Dockerfile is pretty much straight from google:
FROM google/ruby
# [START postgres-dep]
RUN apt-get update && \
apt-get install -qy --no-install-recommends libpq-dev && \
apt-get clean
# [END postgres-dep]
ENV RACK_ENV production
WORKDIR /app
ADD Gemfile /app/Gemfile
ADD Gemfile.lock /app/Gemfile.lock
RUN /usr/bin/bundle install --deployment --without development:test
ADD . /app
RUN bundle exec rake assets:precompile
RUN bundle exec rake db:migrate
EXPOSE 8080
ENV RACK_ENV production
CMD ["/usr/bin/bundle", "exec", "rackup", "-p", "80", "/app/config.ru", "-s", "webrick", "-E", "production"]
pinging returns the following:
PING xxxxx (xxxxx): 56 data bytes
64 bytes from xxxx: icmp_seq=0 ttl=49 time=48.462 ms
64 bytes from xxxx: icmp_seq=1 ttl=49 time=48.177 ms
64 bytes from 1xxxx: icmp_seq=2 ttl=49 time=48.181 ms
64 bytes from xxxx: icmp_seq=3 ttl=49 time=48.240 ms
64 bytes from 1xxxxx: icmp_seq=4 ttl=49 time=48.337 ms
64 bytes from xxxxx: icmp_seq=5 ttl=49 time=48.149 ms
64 bytes from xxxxx: icmp_seq=6 ttl=49 time=48.053 ms
64 bytes from xxxx: icmp_seq=7 ttl=49 time=47.958 ms
64 bytes from xxxxx: icmp_seq=8 ttl=49 time=48.137 ms
the latency looks pretty bad. After forever it does point to the red rails screen of death'
Questions: Where are my darn application logs? I don't see anything rails like in the developers console and couldn't find them via ssh either. I sort of assumed it was a balancer/pod config issue but it would be nice to know anyway. Why does it work initially and after a while stop functioning? Where do I begin to troubleshoot behaviour like this when everything says it has the green light with no critical logs?

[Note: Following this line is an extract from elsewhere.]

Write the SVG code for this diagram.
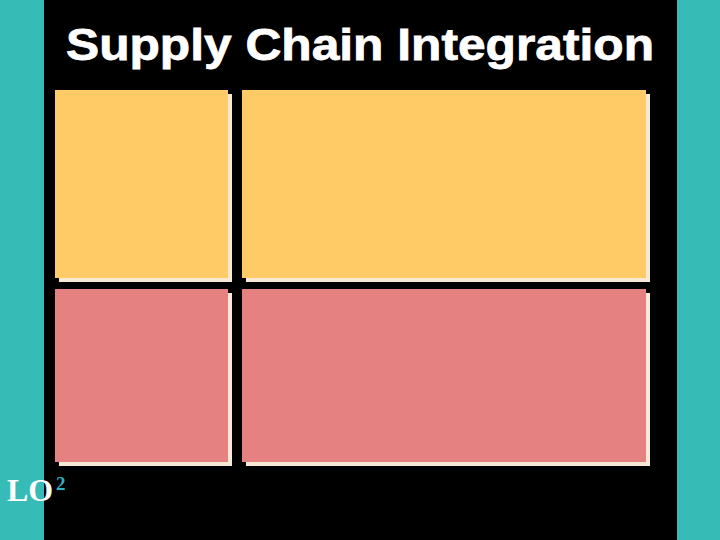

Are rolling updates(https://cloud.google.com/container-engine/docs/rolling-updates) the process for re-deploying code changes without spinning up and down/re creating everything? Thanks in advance
Where are my darn application logs?
kubectl logs
will grab any logs that are written to stdout / stderr. If your application logs to a file, then you'll need to look at that file directly to see your logs. Try kubectl exec
to get a shell inside your pod and then use your favorite tool (cat, grep, less, etc) to view the log file (check out this blog post if you haven't already to see some neat uses of kubectl, including an example of kubectl exec
).
Why does it work initially and after a while stop functioning?
This probably depends on your application. Once you get the logs, you should be able to tell.
Are rolling updates the process for re-deploying code changes without spinning up and down/re creating everything?
Yes.